-- begin Data excerpt --

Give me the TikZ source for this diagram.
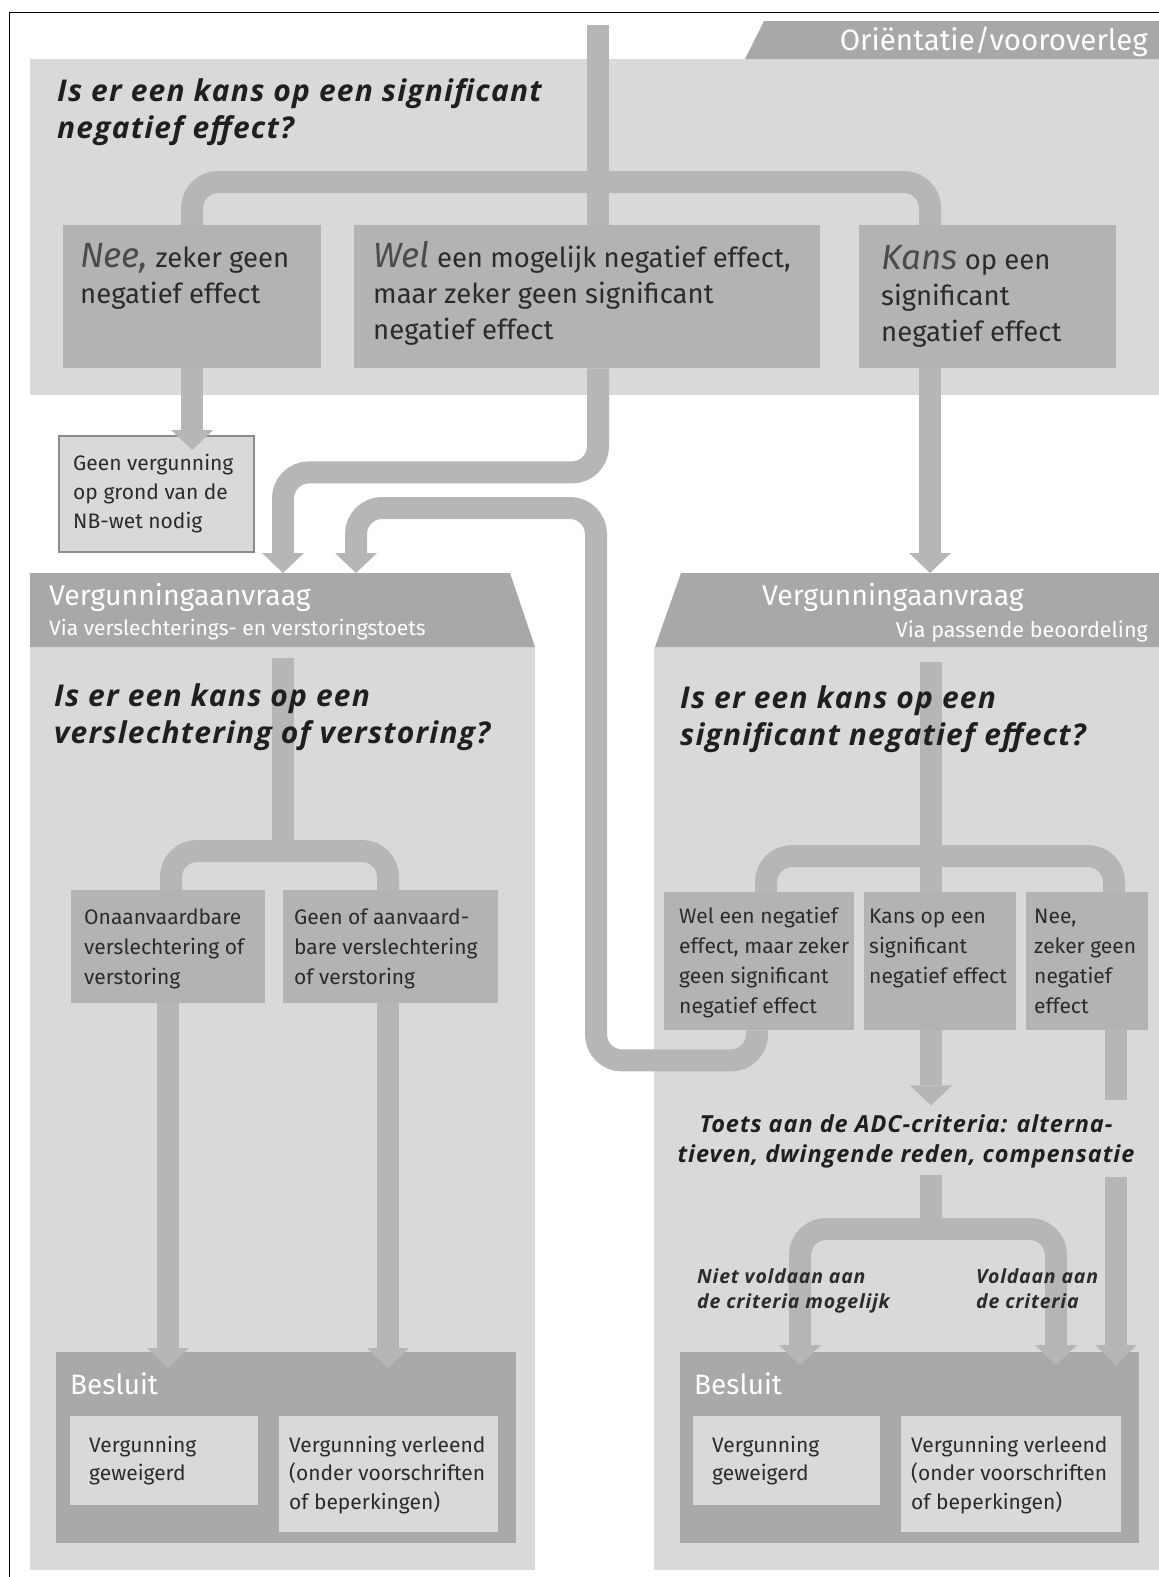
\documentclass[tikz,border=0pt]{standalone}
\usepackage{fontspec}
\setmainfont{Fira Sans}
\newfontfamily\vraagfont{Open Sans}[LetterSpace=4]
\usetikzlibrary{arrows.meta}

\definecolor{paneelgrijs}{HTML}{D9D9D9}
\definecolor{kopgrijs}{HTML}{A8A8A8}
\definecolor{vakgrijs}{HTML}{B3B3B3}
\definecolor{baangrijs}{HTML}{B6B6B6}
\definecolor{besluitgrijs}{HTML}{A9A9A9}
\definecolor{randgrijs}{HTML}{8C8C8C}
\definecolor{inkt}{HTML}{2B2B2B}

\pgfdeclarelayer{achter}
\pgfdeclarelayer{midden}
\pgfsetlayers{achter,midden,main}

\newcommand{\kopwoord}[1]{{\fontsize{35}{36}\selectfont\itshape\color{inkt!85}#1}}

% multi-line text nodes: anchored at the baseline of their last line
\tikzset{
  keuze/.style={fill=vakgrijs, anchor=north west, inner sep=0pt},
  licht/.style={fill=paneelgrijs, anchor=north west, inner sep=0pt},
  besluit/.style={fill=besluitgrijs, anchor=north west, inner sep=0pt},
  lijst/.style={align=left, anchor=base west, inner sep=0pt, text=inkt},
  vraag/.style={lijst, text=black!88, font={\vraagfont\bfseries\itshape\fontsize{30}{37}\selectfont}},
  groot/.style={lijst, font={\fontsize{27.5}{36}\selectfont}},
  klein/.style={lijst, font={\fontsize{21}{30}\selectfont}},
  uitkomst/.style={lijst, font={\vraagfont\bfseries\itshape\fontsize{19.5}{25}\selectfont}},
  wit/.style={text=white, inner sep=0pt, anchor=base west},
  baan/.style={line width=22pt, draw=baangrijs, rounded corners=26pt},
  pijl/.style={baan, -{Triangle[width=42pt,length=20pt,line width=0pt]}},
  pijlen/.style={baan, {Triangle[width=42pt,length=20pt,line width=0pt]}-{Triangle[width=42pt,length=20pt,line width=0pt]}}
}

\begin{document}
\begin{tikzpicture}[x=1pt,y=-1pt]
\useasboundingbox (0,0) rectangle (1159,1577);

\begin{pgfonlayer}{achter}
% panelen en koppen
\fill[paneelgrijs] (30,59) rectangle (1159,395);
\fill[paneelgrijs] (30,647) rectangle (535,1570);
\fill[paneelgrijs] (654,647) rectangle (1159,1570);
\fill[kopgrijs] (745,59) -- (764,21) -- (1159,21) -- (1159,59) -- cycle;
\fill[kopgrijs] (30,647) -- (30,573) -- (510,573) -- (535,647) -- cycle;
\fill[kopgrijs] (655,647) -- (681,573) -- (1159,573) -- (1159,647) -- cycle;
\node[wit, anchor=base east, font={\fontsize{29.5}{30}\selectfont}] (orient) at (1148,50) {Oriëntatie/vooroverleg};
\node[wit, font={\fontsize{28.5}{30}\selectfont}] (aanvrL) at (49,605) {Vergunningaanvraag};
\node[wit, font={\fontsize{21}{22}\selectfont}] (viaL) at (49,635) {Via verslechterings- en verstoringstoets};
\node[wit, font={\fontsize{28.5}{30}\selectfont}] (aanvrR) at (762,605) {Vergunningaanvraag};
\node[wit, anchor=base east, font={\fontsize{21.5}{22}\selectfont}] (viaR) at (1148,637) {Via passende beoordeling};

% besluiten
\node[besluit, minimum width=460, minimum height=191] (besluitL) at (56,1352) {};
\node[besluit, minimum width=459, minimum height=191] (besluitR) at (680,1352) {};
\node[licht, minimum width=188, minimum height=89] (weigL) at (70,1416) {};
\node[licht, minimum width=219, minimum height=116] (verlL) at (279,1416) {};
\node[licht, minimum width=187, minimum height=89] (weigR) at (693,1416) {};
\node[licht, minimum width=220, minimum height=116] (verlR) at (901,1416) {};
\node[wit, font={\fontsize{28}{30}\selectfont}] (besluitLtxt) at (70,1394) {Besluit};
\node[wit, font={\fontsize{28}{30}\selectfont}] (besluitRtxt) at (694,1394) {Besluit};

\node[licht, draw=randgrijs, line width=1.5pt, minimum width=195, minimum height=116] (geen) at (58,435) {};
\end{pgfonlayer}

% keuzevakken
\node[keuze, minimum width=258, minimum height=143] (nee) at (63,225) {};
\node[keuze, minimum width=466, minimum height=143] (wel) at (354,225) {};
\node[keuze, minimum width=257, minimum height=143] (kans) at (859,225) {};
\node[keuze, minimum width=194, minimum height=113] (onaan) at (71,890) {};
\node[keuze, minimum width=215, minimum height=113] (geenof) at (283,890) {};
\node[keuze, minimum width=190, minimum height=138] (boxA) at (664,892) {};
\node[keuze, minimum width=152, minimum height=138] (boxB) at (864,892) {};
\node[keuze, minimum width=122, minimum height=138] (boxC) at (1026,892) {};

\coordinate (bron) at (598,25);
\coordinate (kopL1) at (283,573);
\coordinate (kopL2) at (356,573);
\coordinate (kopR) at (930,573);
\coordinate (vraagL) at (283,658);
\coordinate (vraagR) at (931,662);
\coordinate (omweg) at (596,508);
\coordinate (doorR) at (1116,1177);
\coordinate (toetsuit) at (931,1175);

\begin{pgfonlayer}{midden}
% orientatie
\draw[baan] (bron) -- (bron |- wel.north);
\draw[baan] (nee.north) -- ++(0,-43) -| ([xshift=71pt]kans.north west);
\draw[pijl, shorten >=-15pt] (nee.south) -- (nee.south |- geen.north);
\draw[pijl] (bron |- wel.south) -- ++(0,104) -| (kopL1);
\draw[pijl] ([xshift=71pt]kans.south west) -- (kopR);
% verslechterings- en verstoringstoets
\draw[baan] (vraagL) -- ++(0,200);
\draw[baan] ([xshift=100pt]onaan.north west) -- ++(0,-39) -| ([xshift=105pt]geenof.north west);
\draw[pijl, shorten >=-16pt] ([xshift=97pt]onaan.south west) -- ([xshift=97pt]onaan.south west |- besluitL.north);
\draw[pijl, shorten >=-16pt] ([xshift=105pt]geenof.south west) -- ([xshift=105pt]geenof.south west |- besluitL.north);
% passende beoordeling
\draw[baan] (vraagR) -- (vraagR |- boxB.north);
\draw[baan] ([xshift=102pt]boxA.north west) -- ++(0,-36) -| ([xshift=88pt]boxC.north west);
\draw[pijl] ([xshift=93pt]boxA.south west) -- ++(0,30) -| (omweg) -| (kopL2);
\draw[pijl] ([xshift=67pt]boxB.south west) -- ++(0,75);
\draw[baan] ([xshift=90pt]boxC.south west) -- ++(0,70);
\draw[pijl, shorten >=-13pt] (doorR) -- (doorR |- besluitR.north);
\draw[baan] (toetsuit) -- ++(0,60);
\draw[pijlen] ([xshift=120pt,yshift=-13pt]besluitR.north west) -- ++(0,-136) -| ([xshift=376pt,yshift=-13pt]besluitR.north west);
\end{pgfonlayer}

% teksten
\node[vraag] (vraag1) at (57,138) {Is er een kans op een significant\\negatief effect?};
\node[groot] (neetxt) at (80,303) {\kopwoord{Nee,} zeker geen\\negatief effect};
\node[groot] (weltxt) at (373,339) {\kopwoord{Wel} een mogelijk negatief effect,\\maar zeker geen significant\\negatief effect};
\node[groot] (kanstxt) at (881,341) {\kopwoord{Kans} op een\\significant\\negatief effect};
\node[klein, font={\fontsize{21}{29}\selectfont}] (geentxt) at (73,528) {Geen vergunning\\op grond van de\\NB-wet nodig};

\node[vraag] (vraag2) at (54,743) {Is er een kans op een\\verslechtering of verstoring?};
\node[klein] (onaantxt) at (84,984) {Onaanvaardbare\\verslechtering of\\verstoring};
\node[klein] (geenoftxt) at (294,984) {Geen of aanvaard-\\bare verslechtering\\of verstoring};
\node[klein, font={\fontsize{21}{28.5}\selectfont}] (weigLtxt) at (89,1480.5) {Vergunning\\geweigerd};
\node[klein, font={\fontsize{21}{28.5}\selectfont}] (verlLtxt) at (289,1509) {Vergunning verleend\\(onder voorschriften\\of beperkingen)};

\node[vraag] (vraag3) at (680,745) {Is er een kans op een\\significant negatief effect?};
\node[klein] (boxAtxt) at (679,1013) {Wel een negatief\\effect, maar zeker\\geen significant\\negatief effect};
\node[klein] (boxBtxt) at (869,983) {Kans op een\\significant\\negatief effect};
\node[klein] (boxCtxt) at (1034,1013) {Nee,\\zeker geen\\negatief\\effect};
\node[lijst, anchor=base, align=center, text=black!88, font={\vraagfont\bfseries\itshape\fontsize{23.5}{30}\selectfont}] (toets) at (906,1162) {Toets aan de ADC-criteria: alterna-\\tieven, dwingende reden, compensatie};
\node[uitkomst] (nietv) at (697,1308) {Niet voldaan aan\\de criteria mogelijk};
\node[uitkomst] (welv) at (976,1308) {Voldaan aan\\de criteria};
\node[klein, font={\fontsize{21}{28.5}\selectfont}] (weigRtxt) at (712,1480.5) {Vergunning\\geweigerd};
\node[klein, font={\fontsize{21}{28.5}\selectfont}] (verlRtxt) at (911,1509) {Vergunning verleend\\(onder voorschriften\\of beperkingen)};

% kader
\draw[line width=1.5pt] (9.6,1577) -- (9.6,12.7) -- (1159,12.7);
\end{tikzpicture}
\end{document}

-- end Data excerpt --

Brief ::
Leave out any pictures and return exactly the lines from the beginning of the data through the line with "(0,0) rectangle (1159,1577);", inclusive.

Written solution ::
Give me the TikZ source for this diagram.
\documentclass[tikz,border=0pt]{standalone}
\usepackage{fontspec}
\setmainfont{Fira Sans}
\newfontfamily\vraagfont{Open Sans}[LetterSpace=4]
\usetikzlibrary{arrows.meta}

\definecolor{paneelgrijs}{HTML}{D9D9D9}
\definecolor{kopgrijs}{HTML}{A8A8A8}
\definecolor{vakgrijs}{HTML}{B3B3B3}
\definecolor{baangrijs}{HTML}{B6B6B6}
\definecolor{besluitgrijs}{HTML}{A9A9A9}
\definecolor{randgrijs}{HTML}{8C8C8C}
\definecolor{inkt}{HTML}{2B2B2B}

\pgfdeclarelayer{achter}
\pgfdeclarelayer{midden}
\pgfsetlayers{achter,midden,main}

\newcommand{\kopwoord}[1]{{\fontsize{35}{36}\selectfont\itshape\color{inkt!85}#1}}

% multi-line text nodes: anchored at the baseline of their last line
\tikzset{
  keuze/.style={fill=vakgrijs, anchor=north west, inner sep=0pt},
  licht/.style={fill=paneelgrijs, anchor=north west, inner sep=0pt},
  besluit/.style={fill=besluitgrijs, anchor=north west, inner sep=0pt},
  lijst/.style={align=left, anchor=base west, inner sep=0pt, text=inkt},
  vraag/.style={lijst, text=black!88, font={\vraagfont\bfseries\itshape\fontsize{30}{37}\selectfont}},
  groot/.style={lijst, font={\fontsize{27.5}{36}\selectfont}},
  klein/.style={lijst, font={\fontsize{21}{30}\selectfont}},
  uitkomst/.style={lijst, font={\vraagfont\bfseries\itshape\fontsize{19.5}{25}\selectfont}},
  wit/.style={text=white, inner sep=0pt, anchor=base west},
  baan/.style={line width=22pt, draw=baangrijs, rounded corners=26pt},
  pijl/.style={baan, -{Triangle[width=42pt,length=20pt,line width=0pt]}},
  pijlen/.style={baan, {Triangle[width=42pt,length=20pt,line width=0pt]}-{Triangle[width=42pt,length=20pt,line width=0pt]}}
}

\begin{document}
\begin{tikzpicture}[x=1pt,y=-1pt]
\useasboundingbox (0,0) rectangle (1159,1577);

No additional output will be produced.